Le temps est suspendu. Qu’allons-nous faire de tout ce temps ? Cette pandémie nous place devant la fragilité de toute vie. Mais aussi le bonheur de nous réveiller chaque matin en bonne santé. Le printemps est là, à nos portes. Il nous enseigne que la vie continue. Certes, il y a le souci pour nos proches, surtout de nos aînés forcément plus vulnérables, mais aussi mille manières de leur signifier qu’ils nous sont chers. Nous vivons un éloignement forcé mais aussi de multiples occasions de leur signifier combien ils nous sont proches. Dans notre « désœuvrement », nos priorités ont davantage le souci et le goût de l’autre. Et la parole de Dieu, dont chaque mot résonne plus intensément, nous indique combien le Seigneur en fait son “œuvre”, mystérieusement et miséricordieusement. Ce temps est un temps pour la foi, l’espérance et l’amour. Il n’est pas vide. Tout au contraire, il est plein de tout ce que le Seigneur veut nous offrir pour célébrer une Pâque entièrement nouvelle.
Passé le temps de la sidération et de la frustration, je commence à comprendre ce que le Seigneur attend de moi. Le temps lui appartient. Il s’agit de lui offrir par une prière plus intense, reliée à tous ceux qui mènent le bon combat contre la maladie : les soignants, mais aussi ceux qui travaillent dans l’énergie, les transports, l’approvisionnement en produits nécessaires ou la communication. Nous sommes reconnaissants et dépendants de tous ceux qui font en sorte que notre existence puisse se dérouler le plus normalement possible. Un jour, nous célébrerons ensemble nos « relevailles » de cette pandémie et tout ce que nous avons reçu les uns des autres. Pour l’instant, nous avons le devoir de prier pour ceux qui risquent leur vie pour nous, et de bien des manières. Et, puisque la vie continue, d’anticiper déjà notre retour à une vie « normale ».

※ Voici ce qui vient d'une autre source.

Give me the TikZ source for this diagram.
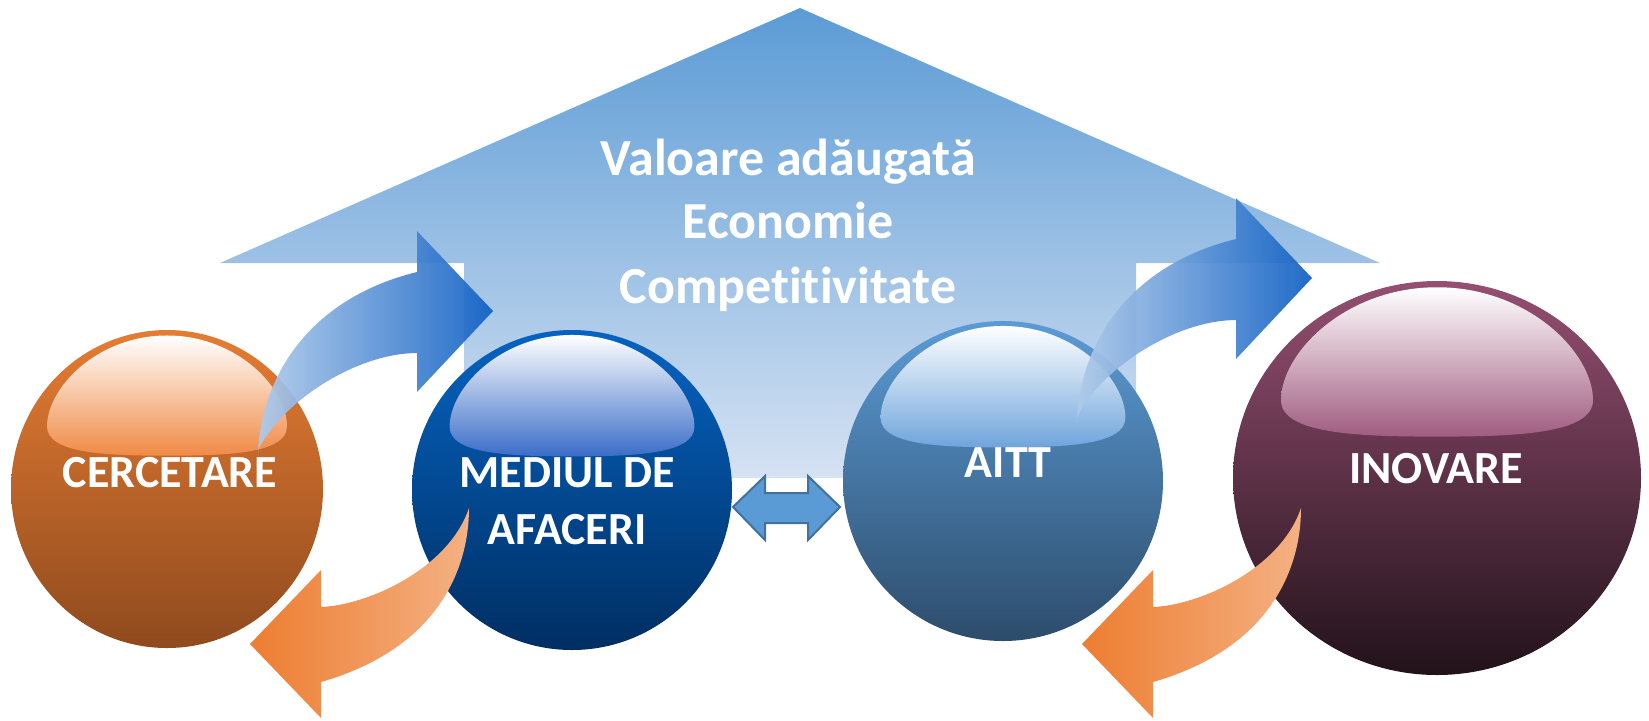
\documentclass[tikz,border=0pt]{standalone}
\usepackage{fontspec}
\setmainfont{Carlito}[Ligatures=NoCommon]
\usetikzlibrary{shapes.geometric}
\definecolor{houseTop}{HTML}{5B9BD5}
\definecolor{houseBot}{HTML}{D6E2F3}
\definecolor{cercTop}{HTML}{E57C33}
\definecolor{cercBot}{HTML}{8F4A1E}
\definecolor{cercHL}{HTML}{F08A45}
\definecolor{medTop}{HTML}{0563C1}
\definecolor{medBot}{HTML}{002E62}
\definecolor{medHL}{HTML}{3A6DC8}
\definecolor{aittTop}{HTML}{5B9BD5}
\definecolor{aittBot}{HTML}{2D4C6B}
\definecolor{aittHL}{HTML}{6FA5DC}
\definecolor{inovTop}{HTML}{954F72}
\definecolor{inovBot}{HTML}{22121A}
\definecolor{inovHL}{HTML}{A05C80}
\definecolor{blueA}{HTML}{B0CBEA}
\definecolor{blueM}{HTML}{8DAEE0}
\definecolor{blueB}{HTML}{1060C4}
\definecolor{orA}{HTML}{ED7D31}
\definecolor{orB}{HTML}{F4B183}
\definecolor{dblFill}{HTML}{5B9BD5}
\definecolor{dblLine}{HTML}{41719C}
\newcommand\glosscap[4]{%
  \begin{scope}[shift={#1}, xscale=#2, yscale=#3]
    \shade[top color=white, middle color=#4!40!white, bottom color=#4]
      (-120,-62) .. controls (-120,-100) and (-70,-152) .. (0,-152)
      .. controls (70,-152) and (120,-100) .. (120,-62)
      .. controls (120,-35) and (60,-33) .. (0,-33)
      .. controls (-60,-33) and (-120,-35) .. (-120,-62) -- cycle;
  \end{scope}}
\newcommand\bluecurve[1]{%
  \begin{scope}[shift={#1}]
    \shade[left color=blueA, middle color=blueM, right color=blueB, fill opacity=0.93]
      (0,0) .. controls (0,-75) and (45,-160) .. (159,-188)
      -- (159,-229) -- (235,-149) -- (159,-68) -- (159,-107)
      .. controls (100,-107) and (25,-60) .. (0,-10)
      -- cycle;
  \end{scope}}
\newcommand\orangecurve[1]{%
  \begin{scope}[shift={#1}]
    \shade[left color=orA, right color=orB]
      (0,0) .. controls (0,60) and (-30,140) .. (-148,174)
      -- (-148,210) -- (-219,136) -- (-148,62) -- (-148,99)
      .. controls (-100,97) and (-20,60) .. (0,0)
      -- cycle;
  \end{scope}}
\tikzset{
  bubble/.style={ellipse, inner sep=0pt, outer sep=0pt},
  lbl/.style={text=white, font=\bfseries\fontsize{23}{28.5}\selectfont, inner sep=0pt, anchor=base, align=center},
  ttl/.style={text=white, font=\bfseries\fontsize{26}{32}\selectfont, inner sep=0pt, anchor=base}
}
\begin{document}
\begin{tikzpicture}[x=0.5pt,y=-0.5pt]
\useasboundingbox (0,0) rectangle (1649,720);
% big upward arrow
\shade[top color=houseTop, bottom color=houseBot]
  (800,8) -- (1380,263) -- (1136,263) -- (1136,478) -- (464,478) -- (464,263) -- (220,263) -- cycle;
% title
\node[ttl] (t1) at (788,175) {Valoare adăugată};
\node[ttl] (t2) at (788,238) {Economie};
\node[ttl] (t3) at (788,303) {Competitivitate};
% spheres
\node[bubble, minimum width=156pt, minimum height=159pt, top color=cercTop, bottom color=cercBot] (cerc) at (167,489) {};
\node[bubble, minimum width=160pt, minimum height=160pt, top color=medTop, bottom color=medBot] (med) at (572,490) {};
\node[bubble, minimum width=160pt, minimum height=160pt, top color=aittTop, bottom color=aittBot] (aitt) at (1003,481) {};
\node[bubble, minimum width=204pt, minimum height=197pt, top color=inovTop, bottom color=inovBot] (inov) at (1437,478) {};
\glosscap{(167,489)}{1}{1.01}{cercHL}
\glosscap{(572,490)}{1.02}{1.02}{medHL}
\glosscap{(1003,481)}{1.02}{1.02}{aittHL}
\glosscap{(1437,478)}{1.30}{1.255}{inovHL}
% curved arrows
\bluecurve{(258,460)}
\bluecurve{(1077,427)}
\orangecurve{(469,508)}
\orangecurve{(1301,508)}
% double arrow
\filldraw[fill=dblFill, draw=dblLine, line width=1pt]
  (733,507) -- (765,476) -- (765,493) -- (808,493) -- (808,476) -- (840,507)
  -- (808,540) -- (808,523) -- (765,523) -- (765,540) -- cycle;
% labels
\node[lbl] (tcerc) at (170,487) {CERCETARE};
\node[lbl] (tmed) at (567,544) {MEDIUL DE\\AFACERI};
\node[lbl] (taitt) at (1008,477) {AITT};
\node[lbl] (tinov) at (1436,483) {INOVARE};
\end{tikzpicture}
\end{document}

Avec une femme pasteure vivant au Bénin, nous travaillons, ensemble et à distance, à la rédaction d’un chapitre consacré au livre de Job. Double point de vue (homme et femme, africaine et européen, protestante méthodiste et prêtre catholique) sur les réactions de cet homme inexplicablement et brutalement éprouvé, modèle de foi et d’humanité. La force principale de Job fut sans doute de se reconnaître vulnérable. Enfin, le télétravail est déjà une des réalités de notre vie religieuse. Notre congrégation est située en une trentaine de pays et en dehors des voyages nécessaires, nous échangeons habituellement à distance.
Hébergé chez mon frère aîné, je le vois se battre chaque jour pour la survie économique de son entreprise, la protection des collaborateurs et usagers et pour maintenir une activité considérée comme prioritaire pour la population. Quelles leçons tout autour de nous ! À nous de bien voir et saisir… Nous sortirons autrement de cette épreuve de la pandémie. Chacun ayant mieux compris le sens de son existence pour soi mais aussi pour l’autre. Et sous le regard de Dieu, notre joie sera grande.